The doctrine of joint and several liability is not unique to the maritime law. In fact, it dates back to at least the 18th century common law in England. However, it’s application in domestic maritime personal injury suits can have a profoundly harsh effect on a defendant’s obligation to satisfy a judgment in cases involving multiple defendants.
Joint and several liability enables an injured party to pursue and collect his entire damage award from one defendant, notwithstanding the fact that other defendants may have been at fault for an accident. The potential for one defendant to be responsible for paying the share of a judgment of another commonly arises in maritime personal injury cases where one defendant is legally protected against enforcement of a judgment, such as the situation in which a defendant is in bankruptcy or is shielded from liability by virtue of worker’s compensation laws or other tort immunity statutes. For example, a longshore employer and a third party boat operator can both indisputably be at fault for causing injury to a longshoreman; however, the vessel operator alone can be forced to pay 100% of the longshoreman’s damages because the longshore employer is typically immune from tort liability to its employee. Importantly, though, all defendants’ liability is offset by the percentage of the plaintiff’s own fault.

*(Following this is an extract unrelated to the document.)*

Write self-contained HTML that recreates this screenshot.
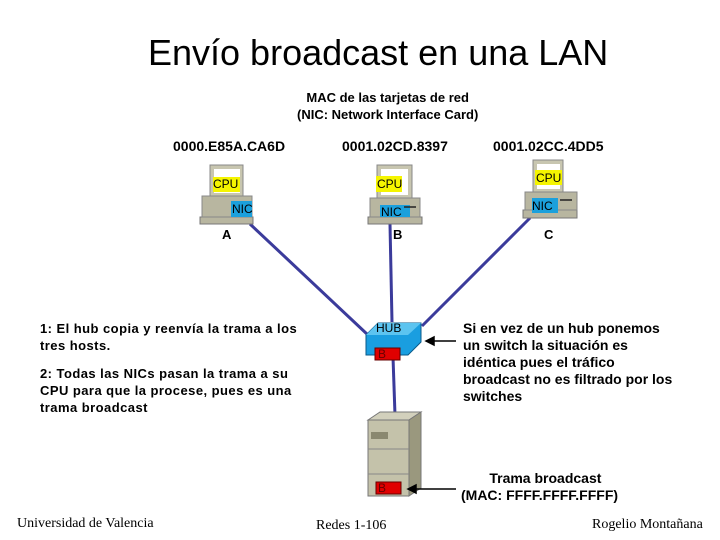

The joint and several liability rule may appear patently unfair to a party who has to pay damages caused by another’s fault. But it has survived challenges in court time and time again. The judiciary continues to endorse the rule as the fairest means of protecting an otherwise vulnerable personal injury claimant, especially seaman, whom have long been protected as “wards of the court.” The inequity of imposing disproportionate responsibility of satisfying a personal injury judgment on a viable defendant is justified by the belief that vessel owners, corporate defendants and insurance companies have the financial wherewithal to shoulder the burden of joint and several liability.